In practice, it is found that the final traffic is often smaller than the preset overall threshold. The reasons for this are:

As the upstream of BFE, layer-4 load balancer is used to distribute traffic among multiple BFE instances.
The effects of layer-4 load balancer are: for a Virtual Server, the new connections are evenly distributed to multiple BFE instances according to the Round Robin mode
It should be noted that evenly distribution is for all requests for a single Virtual Server, not for all requests meeting characteristics of traffic limiting.
For requests that meet the characteristics of traffic limiting, the distribution among multiple BFE instances is unbalanced. The scenario shown in the following figure will appear: the count of some BFE instances is still 0, while the count of some BFE instances has reached the threshold value, thus starting to reject traffic.

In order to solve the problems mentioned above, the centralized counting method needs to be adopted in a BFE cluster. When a new request arrives at a BFE instance, the BFE traffic limiting module will report to the centralized counting system (Redis can be used to achieve this). If the centralized counter exceeds a predetermined threshold, a preset action is performed.

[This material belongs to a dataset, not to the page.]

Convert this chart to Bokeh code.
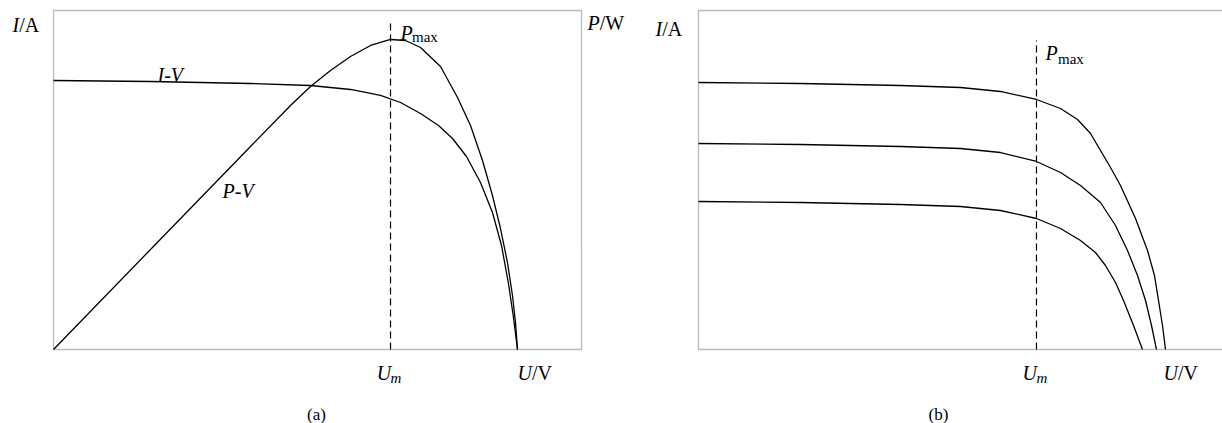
from bokeh.plotting import figure
from bokeh.models import Range1d, Label, BoxAnnotation
from bokeh.layouts import row
from bokeh.embed import file_html
from bokeh.resources import INLINE

# ---------------- data (normalised 0-100 units) ----------------
# panel (a): I-V curve
iv_u = [0, 18.37, 37.31, 48.67, 56.25, 61.93, 65.72, 69.51, 72.92, 75.57, 78.22,
        80.87, 83.14, 84.85, 86.17, 87.12, 87.88]
iv_i = [79.35, 79.06, 78.47, 77.88, 76.70, 74.93, 72.86, 69.62, 66.08, 62.24, 56.93,
        49.26, 40.41, 30.68, 19.47, 9.44, 0]
# panel (a): P-V curve
pv_u = [0, 18.37, 37.31, 44.89, 48.67, 52.46, 56.25, 60.04, 63.83, 66.67, 69.51,
        73.30, 76.52, 78.98, 81.25, 83.14, 84.66, 85.98, 86.93, 87.50, 87.88]
pv_p = [0, 29.50, 59.88, 71.98, 77.58, 82.30, 86.43, 89.68, 91.45, 91.15, 89.09,
        83.48, 74.34, 66.08, 55.75, 45.43, 35.69, 25.66, 15.93, 7.96, 0]
um_a = [63.83]
dash_top_a = [96.46]

# panel (b): three I-V curves (decreasing irradiance)
b1_u = [0, 19.47, 38.55, 50.00, 57.63, 64.50, 69.08, 72.33, 74.81, 76.72, 78.63,
        80.53, 83.40, 85.69, 87.02, 87.79, 88.55, 89.12]
b1_i = [78.76, 78.47, 77.88, 77.29, 76.11, 73.75, 71.09, 67.85, 63.72, 58.70, 53.69,
        48.38, 38.64, 29.20, 21.83, 14.45, 7.08, 0]
b2_u = [0, 19.47, 38.55, 50.00, 57.63, 64.50, 69.08, 72.90, 76.72, 79.58, 81.87,
        83.78, 85.31, 86.45, 87.40]
b2_i = [60.77, 60.47, 59.88, 59.29, 58.11, 55.46, 52.21, 48.38, 43.36, 36.58, 29.20,
        21.83, 14.45, 7.08, 0]
b3_u = [0, 19.47, 38.55, 50.00, 57.63, 64.50, 69.08, 72.90, 75.76, 77.67, 79.58,
        81.11, 83.02, 84.73]
b3_i = [43.66, 43.36, 42.77, 42.18, 41.00, 38.64, 35.69, 32.15, 28.61, 24.78, 19.76,
        14.45, 7.08, 0]
um_b = [64.50]
dash_top_b = [91.15]

FONT = "Liberation Serif"
BIG = "20px"
SMALL = "15px"
LW = 1.3
EDGE = "#222222"


def make_fig(width, x0, x1):
    p = figure(x_range=Range1d(x0, x1), y_range=Range1d(-21.83, 102.95),
               frame_width=width, frame_height=423,
               min_border_left=0, min_border_right=0,
               min_border_top=0, min_border_bottom=0,
               output_backend="svg", toolbar_location=None)
    p.axis.visible = False
    p.grid.visible = False
    p.outline_line_color = None
    p.background_fill_color = "white"
    p.border_fill_color = "white"
    return p


def lab(p, x, y, t, size=BIG, style="normal", align="left"):
    p.add_layout(Label(x=x, y=y, text=t, text_font=FONT, text_font_size=size,
                       text_font_style=style, text_color="black",
                       text_align=align, text_baseline="alphabetic"))


# ---------------- panel (a) ----------------
pa = make_fig(650, -10.04, 113.07)
pa.add_layout(BoxAnnotation(left=0, right=100, bottom=0, top=100, fill_alpha=0,
                            line_color=EDGE, line_width=1.3))
pa.line(iv_u, iv_i, line_color="black", line_width=LW)
pa.line(pv_u, pv_p, line_color="black", line_width=LW)
pa.segment(x0=um_a, y0=[0], x1=um_a, y1=dash_top_a, line_color="black",
           line_width=1.2, line_dash="7 4")

lab(pa, -7.77, 95.58, "I", style="italic")
lab(pa, -6.50, 95.58, "/A")
lab(pa, 101.14, 96.17, "P", style="italic")
lab(pa, 103.45, 96.17, "/W")
lab(pa, 65.72, 93.22, "P", style="italic")
lab(pa, 67.90, 92.04, "max", size=SMALL)
lab(pa, 19.70, 81.12, "I-V", style="italic")
lab(pa, 32.01, 46.61, "P-V", style="italic")
lab(pa, 61.20, -7.08, "U", style="italic")
lab(pa, 63.83, -8.55, "m", size=SMALL, style="italic")
lab(pa, 87.88, -7.08, "U", style="italic")
lab(pa, 90.61, -7.08, "/V")
lab(pa, 49.81, -19.17, "(a)", size="17px", align="center")

# ---------------- panel (b) ----------------
pb = make_fig(572, -9.16, 100.0)
pb.add_layout(BoxAnnotation(left=0, right=150, bottom=0, top=100, fill_alpha=0,
                            line_color=EDGE, line_width=1.3))
pb.line(b1_u, b1_i, line_color="black", line_width=LW)
pb.line(b2_u, b2_i, line_color="black", line_width=LW)
pb.line(b3_u, b3_i, line_color="black", line_width=LW)
pb.segment(x0=um_b, y0=[0], x1=um_b, y1=dash_top_b, line_color="black",
           line_width=1.2, line_dash="7 4")

lab(pb, -8.21, 94.40, "I", style="italic")
lab(pb, -6.93, 94.40, "/A")
lab(pb, 66.22, 87.32, "P", style="italic")
lab(pb, 68.60, 85.84, "max", size=SMALL)
lab(pb, 61.85, -7.08, "U", style="italic")
lab(pb, 64.50, -8.55, "m", size=SMALL, style="italic")
lab(pb, 88.74, -7.08, "U", style="italic")
lab(pb, 91.49, -7.08, "/V")
lab(pb, 45.80, -19.17, "(b)", size="17px", align="center")

layout = row(pa, pb)
open("out.html", "w").write(file_html(layout, INLINE))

These two types of traffic limiting schemes can also be combined to form a two-stage traffic limiting scheme. First, coarse-grained traffic limiting is realized through the distributed counter at the first level, and the traffic to be processed at the next level is reduced. Then, the second level of centralized counter traffic limiting is used to achieve high-precision traffic limiting.

Entrance Traffic Limiting vs Destination Traffic Limiting

Some new problems will be encountered when the traffic limiting is used in the multiple data center scenario. Here is a brief analysis.

As shown in the figure below, there are two data centers, in which two BFE clusters are deployed for layer-7 load balancing. There are two service sub-clusters located in two data centers. The traffic limiting function is enabled on both BFE clusters. Assume that the capacity of each service sub-cluster is 100 req/s. In order to protect the service sub-cluster from overload, is it OK to set the traffic limit threshold of each BFE cluster to 100?

In fact, this is not feasible. It cannot be simply assumed that the traffic to the two BFE clusters is equal. As described in "[Traffic Scheduling](../gslb/gslb. md)", the network traffic from outside will change with a variety of reasons, and the traffic relationship between multiple network entrances is very uncertain. The following describes a possibility: the traffic to the entrance of IDC1 is 50 req/s, and the traffic to the entrance of IDC2 is 150 req/s. Although the total traffic does not exceed the total service capacity on the whole, more than 100 traffic will be discarded in the BFE cluster of IDC2 due to the traffic limiting configuration.

The root cause of this problem is that there is an inconsistency between the purpose of traffic limiting (i.e., to protect service sub-cluster) and the means of traffic limiting (i.e., to limit traffic at the network entrance). To fundamentally solve this problem, it is necessary to change "entrance traffic limiting" to "destination traffic limiting". The detailed scheme is shown in the figure below. Layer-7 load balancing clusters of two-layer are required: the upper layer of BFE cluster is used for cross-IDC scheduling, and the lower layer of BFE cluster is used for traffic limiting. The cost of this scheme is higher, and it needs to increase the resource consumption of a layer of load balancing, which can be used in scenarios with high requirements for the accuracy of traffic limiting.